The Bids Are Now Official
Wes Streeting, speaking Saturday at the Progress conference in central London, said flat out: "We need a proper contest with the best candidates on the field, and I will be standing." According to BBC News, that's the clearest declaration he's made since resigning as Health Secretary on Thursday.
Andy Burnham, meanwhile, has been cleared to stand in Labour's candidate selection process for the Makerfield by-election, according to The Independent. He now has a path to Parliament — a prerequisite for any leadership bid.
What Streeting Said — All of It
Streeting didn't just announce a candidacy. He laid out a platform.
He called Brexit a "catastrophic mistake" and said the UK should "one day" rejoin the European Union, according to BBC News. That's a significant policy position, not a throwaway line. It will define him.
His allies previously told BBC News they expected him to have the numbers to trigger a formal challenge. Team Starmer disputes that. To trigger a contest, a challenger needs backing from 81 Labour MPs — 20% of the parliamentary party, according to BBC News's Joshua Nevett.
Streeting's camp says they have it. Starmer's camp says no way. Someone is lying.
Burnham's Play
Burnham told BBC News he wants the Makerfield by-election to be a moment to "reclaim the Labour party, to save it from where it's been."
That's a direct indictment of the Starmer project.
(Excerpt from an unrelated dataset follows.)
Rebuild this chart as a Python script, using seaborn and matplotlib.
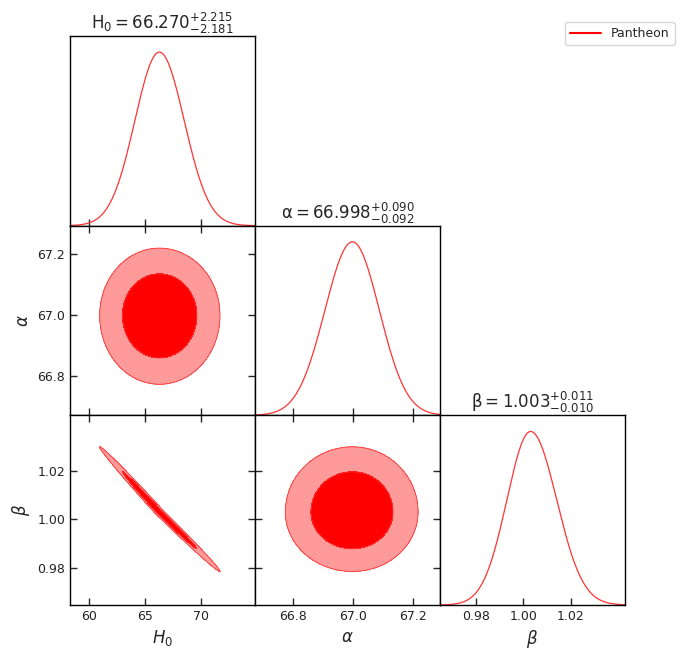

The seat opened up because a sitting Labour MP voluntarily resigned specifically to hand Burnham a route back to Westminster. According to BBC News's Laura Kuenssberg, No. 10 discovered this arrangement on Thursday morning. Kuenssberg reports that Starmer's team had been waking up every morning asking two questions: Does Streeting have the numbers? And does Burnham have a seat? Now both answers are trending against the Prime Minister.
Starmer's Position: Defiant, For Now
Starmer is NOT stepping aside. He told a press conference this week that Britain is "not ungovernable" and has repeated to cabinet that he will not "walk away," according to BBC News.
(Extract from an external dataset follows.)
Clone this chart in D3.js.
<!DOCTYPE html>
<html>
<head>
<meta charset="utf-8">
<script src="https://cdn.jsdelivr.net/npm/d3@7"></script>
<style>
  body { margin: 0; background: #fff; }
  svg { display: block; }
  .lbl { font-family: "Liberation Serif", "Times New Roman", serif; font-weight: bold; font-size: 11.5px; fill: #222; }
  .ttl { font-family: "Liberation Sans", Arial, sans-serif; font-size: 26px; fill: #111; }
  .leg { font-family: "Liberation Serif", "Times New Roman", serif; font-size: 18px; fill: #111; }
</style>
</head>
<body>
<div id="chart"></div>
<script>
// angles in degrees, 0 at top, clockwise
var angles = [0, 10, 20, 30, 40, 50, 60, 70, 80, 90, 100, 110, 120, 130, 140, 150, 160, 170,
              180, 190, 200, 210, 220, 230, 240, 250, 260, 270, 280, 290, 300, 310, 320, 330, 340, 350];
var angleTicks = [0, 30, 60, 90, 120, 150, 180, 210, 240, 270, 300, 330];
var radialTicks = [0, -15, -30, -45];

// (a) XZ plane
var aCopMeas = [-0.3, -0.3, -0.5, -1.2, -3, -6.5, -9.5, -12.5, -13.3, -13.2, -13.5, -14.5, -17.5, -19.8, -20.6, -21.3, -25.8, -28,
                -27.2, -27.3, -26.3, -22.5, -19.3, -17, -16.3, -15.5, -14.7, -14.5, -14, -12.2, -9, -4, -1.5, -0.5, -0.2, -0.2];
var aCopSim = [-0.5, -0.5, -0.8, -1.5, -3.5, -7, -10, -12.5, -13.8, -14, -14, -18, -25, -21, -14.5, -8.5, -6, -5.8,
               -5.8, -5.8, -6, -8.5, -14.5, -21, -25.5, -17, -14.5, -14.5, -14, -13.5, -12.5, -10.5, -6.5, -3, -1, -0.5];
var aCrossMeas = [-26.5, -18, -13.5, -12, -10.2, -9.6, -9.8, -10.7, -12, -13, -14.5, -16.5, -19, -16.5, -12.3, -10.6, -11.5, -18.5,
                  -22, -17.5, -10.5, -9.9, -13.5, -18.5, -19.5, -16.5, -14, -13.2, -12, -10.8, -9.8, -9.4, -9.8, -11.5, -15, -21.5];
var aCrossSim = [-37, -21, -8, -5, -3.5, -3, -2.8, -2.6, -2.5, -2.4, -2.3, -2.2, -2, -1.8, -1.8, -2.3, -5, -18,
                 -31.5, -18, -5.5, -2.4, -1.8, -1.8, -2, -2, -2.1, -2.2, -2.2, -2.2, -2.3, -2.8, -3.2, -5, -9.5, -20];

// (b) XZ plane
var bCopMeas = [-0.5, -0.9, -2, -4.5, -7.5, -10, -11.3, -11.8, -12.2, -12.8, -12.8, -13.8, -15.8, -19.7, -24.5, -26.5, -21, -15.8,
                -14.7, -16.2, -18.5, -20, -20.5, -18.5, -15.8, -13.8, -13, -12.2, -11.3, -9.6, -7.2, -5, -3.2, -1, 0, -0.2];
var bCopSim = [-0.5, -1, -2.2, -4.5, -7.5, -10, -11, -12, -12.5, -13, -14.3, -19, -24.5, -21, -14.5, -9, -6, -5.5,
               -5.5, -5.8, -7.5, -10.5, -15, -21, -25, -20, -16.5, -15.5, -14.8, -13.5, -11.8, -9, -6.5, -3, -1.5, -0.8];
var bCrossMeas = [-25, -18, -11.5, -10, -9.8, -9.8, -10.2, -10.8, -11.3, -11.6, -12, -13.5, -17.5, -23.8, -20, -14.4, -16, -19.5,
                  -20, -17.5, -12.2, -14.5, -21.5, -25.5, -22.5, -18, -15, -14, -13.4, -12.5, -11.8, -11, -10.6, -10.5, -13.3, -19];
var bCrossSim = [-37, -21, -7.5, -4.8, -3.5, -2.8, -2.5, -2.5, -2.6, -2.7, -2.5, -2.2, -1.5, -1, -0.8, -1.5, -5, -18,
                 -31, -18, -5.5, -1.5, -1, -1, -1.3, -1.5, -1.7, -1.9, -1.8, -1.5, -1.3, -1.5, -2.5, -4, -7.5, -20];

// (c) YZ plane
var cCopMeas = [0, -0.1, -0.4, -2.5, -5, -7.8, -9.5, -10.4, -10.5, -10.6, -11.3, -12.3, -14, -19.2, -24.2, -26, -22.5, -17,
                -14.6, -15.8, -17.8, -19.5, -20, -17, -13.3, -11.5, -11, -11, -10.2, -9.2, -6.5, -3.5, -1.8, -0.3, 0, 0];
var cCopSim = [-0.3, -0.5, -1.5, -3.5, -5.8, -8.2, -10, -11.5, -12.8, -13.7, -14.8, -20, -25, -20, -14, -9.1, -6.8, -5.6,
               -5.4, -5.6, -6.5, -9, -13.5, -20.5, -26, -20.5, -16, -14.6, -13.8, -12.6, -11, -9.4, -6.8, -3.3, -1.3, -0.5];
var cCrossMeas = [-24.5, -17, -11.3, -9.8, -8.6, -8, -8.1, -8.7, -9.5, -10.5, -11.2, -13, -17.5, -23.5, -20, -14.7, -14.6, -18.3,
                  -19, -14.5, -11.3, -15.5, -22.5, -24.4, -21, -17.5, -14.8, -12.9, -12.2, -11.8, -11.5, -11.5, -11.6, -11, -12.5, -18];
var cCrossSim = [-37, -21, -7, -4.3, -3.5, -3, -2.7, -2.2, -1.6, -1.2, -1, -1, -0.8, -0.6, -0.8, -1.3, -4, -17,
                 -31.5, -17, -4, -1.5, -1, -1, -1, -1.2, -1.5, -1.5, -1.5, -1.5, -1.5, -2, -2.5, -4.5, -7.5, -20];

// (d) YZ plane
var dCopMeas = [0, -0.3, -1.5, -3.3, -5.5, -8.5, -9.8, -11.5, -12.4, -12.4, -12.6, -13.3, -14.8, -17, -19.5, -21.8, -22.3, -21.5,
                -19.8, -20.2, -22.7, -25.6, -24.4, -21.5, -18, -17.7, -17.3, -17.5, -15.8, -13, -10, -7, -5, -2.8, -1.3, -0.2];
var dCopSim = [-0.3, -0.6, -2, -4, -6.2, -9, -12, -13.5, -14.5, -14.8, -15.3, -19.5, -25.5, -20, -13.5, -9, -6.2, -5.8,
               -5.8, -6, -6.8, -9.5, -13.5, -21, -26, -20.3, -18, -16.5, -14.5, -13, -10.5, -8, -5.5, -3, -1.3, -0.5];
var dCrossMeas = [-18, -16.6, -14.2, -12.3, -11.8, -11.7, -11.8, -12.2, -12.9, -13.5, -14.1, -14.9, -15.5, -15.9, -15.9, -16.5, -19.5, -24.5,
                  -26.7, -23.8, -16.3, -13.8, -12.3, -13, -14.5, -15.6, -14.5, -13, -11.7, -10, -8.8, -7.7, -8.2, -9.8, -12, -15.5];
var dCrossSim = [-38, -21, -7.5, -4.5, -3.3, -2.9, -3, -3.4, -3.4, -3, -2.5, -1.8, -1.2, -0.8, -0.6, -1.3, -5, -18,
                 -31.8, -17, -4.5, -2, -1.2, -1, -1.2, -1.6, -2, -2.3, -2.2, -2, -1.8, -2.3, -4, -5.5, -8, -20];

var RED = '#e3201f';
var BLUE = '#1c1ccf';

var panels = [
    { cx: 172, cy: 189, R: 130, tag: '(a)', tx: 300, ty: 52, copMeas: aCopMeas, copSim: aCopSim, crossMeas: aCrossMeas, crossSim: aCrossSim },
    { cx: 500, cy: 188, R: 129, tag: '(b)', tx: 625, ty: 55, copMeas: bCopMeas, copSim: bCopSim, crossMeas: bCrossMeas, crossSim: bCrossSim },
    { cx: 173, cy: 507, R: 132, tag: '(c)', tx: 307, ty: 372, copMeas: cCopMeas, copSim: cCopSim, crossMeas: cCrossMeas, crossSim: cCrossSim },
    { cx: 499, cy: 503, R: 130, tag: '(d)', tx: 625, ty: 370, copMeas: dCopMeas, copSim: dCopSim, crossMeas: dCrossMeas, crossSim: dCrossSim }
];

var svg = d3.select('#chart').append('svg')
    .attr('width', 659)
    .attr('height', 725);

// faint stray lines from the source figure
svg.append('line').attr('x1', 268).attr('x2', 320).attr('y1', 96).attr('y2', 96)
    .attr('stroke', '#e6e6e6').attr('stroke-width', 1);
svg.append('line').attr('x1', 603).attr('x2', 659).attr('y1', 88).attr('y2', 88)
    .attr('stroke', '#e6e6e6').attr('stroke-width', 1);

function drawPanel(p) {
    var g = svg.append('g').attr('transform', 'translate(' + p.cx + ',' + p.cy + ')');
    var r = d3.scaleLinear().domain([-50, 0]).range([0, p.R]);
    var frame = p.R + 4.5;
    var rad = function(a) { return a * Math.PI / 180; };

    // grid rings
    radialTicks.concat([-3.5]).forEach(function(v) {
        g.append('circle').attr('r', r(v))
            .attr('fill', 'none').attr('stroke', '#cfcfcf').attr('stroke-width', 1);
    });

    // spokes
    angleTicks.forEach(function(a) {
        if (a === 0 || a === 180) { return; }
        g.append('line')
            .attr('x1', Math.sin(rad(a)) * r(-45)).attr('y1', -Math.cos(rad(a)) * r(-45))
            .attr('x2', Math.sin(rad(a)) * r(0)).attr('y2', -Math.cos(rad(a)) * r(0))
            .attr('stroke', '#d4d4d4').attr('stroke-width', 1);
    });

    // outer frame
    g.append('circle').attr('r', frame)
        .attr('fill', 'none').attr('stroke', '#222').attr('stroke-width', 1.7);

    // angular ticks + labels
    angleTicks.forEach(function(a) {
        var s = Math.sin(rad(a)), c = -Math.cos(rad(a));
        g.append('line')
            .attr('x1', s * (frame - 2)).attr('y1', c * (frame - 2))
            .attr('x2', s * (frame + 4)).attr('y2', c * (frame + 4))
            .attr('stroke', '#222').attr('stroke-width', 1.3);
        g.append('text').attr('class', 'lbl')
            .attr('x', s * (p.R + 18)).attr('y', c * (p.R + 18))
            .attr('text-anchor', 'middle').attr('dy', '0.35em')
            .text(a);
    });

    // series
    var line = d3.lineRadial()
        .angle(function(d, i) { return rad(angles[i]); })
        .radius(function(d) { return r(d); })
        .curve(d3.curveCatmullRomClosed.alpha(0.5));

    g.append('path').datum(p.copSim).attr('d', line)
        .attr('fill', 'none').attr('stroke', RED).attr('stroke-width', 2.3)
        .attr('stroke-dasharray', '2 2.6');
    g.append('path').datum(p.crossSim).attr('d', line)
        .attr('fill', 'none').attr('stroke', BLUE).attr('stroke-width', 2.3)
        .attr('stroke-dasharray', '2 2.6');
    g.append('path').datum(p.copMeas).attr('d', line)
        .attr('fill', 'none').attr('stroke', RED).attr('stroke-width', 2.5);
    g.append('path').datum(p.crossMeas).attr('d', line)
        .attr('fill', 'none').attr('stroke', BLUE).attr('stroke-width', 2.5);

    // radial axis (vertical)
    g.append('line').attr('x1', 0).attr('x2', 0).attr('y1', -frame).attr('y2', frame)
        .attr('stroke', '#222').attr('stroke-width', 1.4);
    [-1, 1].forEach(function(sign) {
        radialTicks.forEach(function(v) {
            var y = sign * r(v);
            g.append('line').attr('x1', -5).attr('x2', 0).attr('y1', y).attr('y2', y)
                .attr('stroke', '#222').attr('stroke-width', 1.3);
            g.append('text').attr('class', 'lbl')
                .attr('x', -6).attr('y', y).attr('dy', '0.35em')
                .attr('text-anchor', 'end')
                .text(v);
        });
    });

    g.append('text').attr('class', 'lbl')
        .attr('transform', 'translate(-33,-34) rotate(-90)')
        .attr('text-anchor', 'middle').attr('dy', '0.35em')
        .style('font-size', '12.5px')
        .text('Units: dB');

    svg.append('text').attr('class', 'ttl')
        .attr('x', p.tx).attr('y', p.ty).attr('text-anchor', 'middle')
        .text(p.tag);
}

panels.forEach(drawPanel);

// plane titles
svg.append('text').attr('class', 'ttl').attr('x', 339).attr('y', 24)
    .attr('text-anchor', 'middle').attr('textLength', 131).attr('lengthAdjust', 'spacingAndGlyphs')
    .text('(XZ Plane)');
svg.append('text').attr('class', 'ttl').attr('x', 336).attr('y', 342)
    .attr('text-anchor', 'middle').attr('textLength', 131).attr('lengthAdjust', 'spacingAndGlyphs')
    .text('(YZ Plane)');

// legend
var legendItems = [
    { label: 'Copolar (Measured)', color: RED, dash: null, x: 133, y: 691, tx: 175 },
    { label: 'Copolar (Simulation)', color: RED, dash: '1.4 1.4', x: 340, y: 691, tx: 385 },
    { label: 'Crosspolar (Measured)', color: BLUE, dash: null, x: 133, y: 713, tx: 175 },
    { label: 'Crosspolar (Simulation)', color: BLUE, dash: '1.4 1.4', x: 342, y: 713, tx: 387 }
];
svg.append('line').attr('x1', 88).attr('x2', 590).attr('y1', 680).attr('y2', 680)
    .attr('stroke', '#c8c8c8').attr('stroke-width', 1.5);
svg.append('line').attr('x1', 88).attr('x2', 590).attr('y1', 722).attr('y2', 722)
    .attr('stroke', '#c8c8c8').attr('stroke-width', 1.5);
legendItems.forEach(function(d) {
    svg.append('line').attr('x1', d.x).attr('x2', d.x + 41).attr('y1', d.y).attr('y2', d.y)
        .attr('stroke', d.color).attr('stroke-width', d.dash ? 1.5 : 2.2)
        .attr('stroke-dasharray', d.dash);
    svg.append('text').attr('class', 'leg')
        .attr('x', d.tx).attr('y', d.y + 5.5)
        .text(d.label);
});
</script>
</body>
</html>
Downing Street has confirmed he will fight any formal leadership challenge. Education Secretary Bridget Philipson told BBC Radio 4 that Burnham would be a "strong candidate" for the by-election — but added that Starmer has her "full support." That's carefully balanced language.
Angela Rayner, former deputy PM, has also not ruled out running following the resolution of an investigation into her tax affairs, per BBC News. So the field could get even more crowded.
The Numbers That Define This Moment
- 5 prime ministers in 7 years in the UK, per BBC News
- 90 Labour MPs have called on Starmer to go, according to BBC News
- 81 MPs needed to formally trigger a leadership contest
- 412 seats Labour won in July 2024 — the majority now being challenged
- 1 MP voluntarily gave up their seat just to give Burnham a route in
The Current State
Communities Minister Alison McGovern told the Progress conference that Labour needs "a battle of ideas, not personalities," according to The Independent. She also said leadership "is never provided by just one man" — language that, in context, read as criticism of the current setup.
Labour won a historic landslide less than a year ago. Now its own MPs are pushing out the Prime Minister while NHS waiting lists remain long, the cost of living remains high, and the party is consumed with internal succession math.
Voters gave them a mandate to govern. They're getting a civil war instead.